Wer sich hierfür interessiert ist herzlich eingeladen unseren Artikel zu lesen, in dem wir bereits ausführlich über die Folgen der ausgebliebenen Regenzeit sowie die Wasserproblematik weltweit und in Indien berichtet haben. http://bbp16-tarikere.blogspot.in/p/uber-eine-zuneige-gehende.html

5.      Komm‘ ich heut‘ nicht, komm‘ ich morgen“
Das Klischee können wir ganz klar bestätigen. Ganz im Gegenteil zu dem, was wir aus dem bürokratischen Deutschland kennen, wo immer alles streng geregelt und 4 Wochen im Voraus geplant ist, gehen die Menschen hier wirklich mit allem viel gelassener um. Field Visit? „Können wir nächste Woche machen.“, „Oh jetzt passt es morgen eigentlich doch nicht so gut… Dann halt wann anders.“, „Ach übrigens morgen oder übermorgen ist auch ein Feiertag, da sind die Kinder den ganzen Tag da.“, „Ihr könntet das noch machen oder das, vielleicht morgen oder ach doch nächste Woche.“ Das ist hier wohl Standard. Einen festen Plan gibt es selten. Eher viele verschiedene Möglichkeiten, die man sich offenhält, um dann spontan zu entscheiden, was gerade passt. Aber wer sagt denn, dass das schlecht ist? Klar für uns ist manchmal ein bisschen anstrengend, da wir es einfach anders gewöhnt sind. Aber wenn man sich erstmal dran gewöhnt hat, dass hier alles etwas länger dauert und man meist mehrmals nachfragen muss, bis etwas wirklich was wird, ist das auch kein Problem. Im Gegenteil, wir haben mittlerweile gelernt, die Vorzüge dieser Einstellung zu genießen.

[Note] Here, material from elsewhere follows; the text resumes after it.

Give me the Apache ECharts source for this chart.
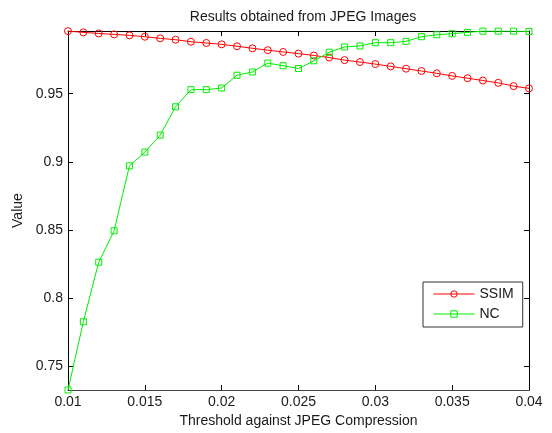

Wie z.B. die total entspannten Bürozeiten. Die Mitarbeiter kommen meist so zwischen halb elf und elf, manchmal auch später eingetrudelt. Aber auch im Alltag merkt man, dass alles weniger durchgetaktet ist als in Deutschland und Menschen viel gelassener sind. Und ein riesen Pluspunkt: Ich habe noch keinen Inder mit Burn-out getroffen! Das soll natürlich nicht heißen, dass es das nicht gibt. Das ist lediglich, wie wir unser Umfeld hier in dem kleinen Tarikere im Süden Indiens wahrnehmen. In den großen Städten und den großen Konzernen gibt es sicherlich auch einen druchgetakteteren Ablauf und auch haben wir schon gehört, dass es so toll sei, dass in Deutschland alles so strukturiert und geplant ist. Und um das nicht falsch zu verstehen, das heißt nicht, dass die Menschen hier nicht auch hart arbeiten, sie gehen lediglich mit einer lockereren Einstellung an die Sache.

1 Kommentar:

  1. Wow, da habt ihr wirklich gut die gängigsten Vorstellungen angepackt. Super!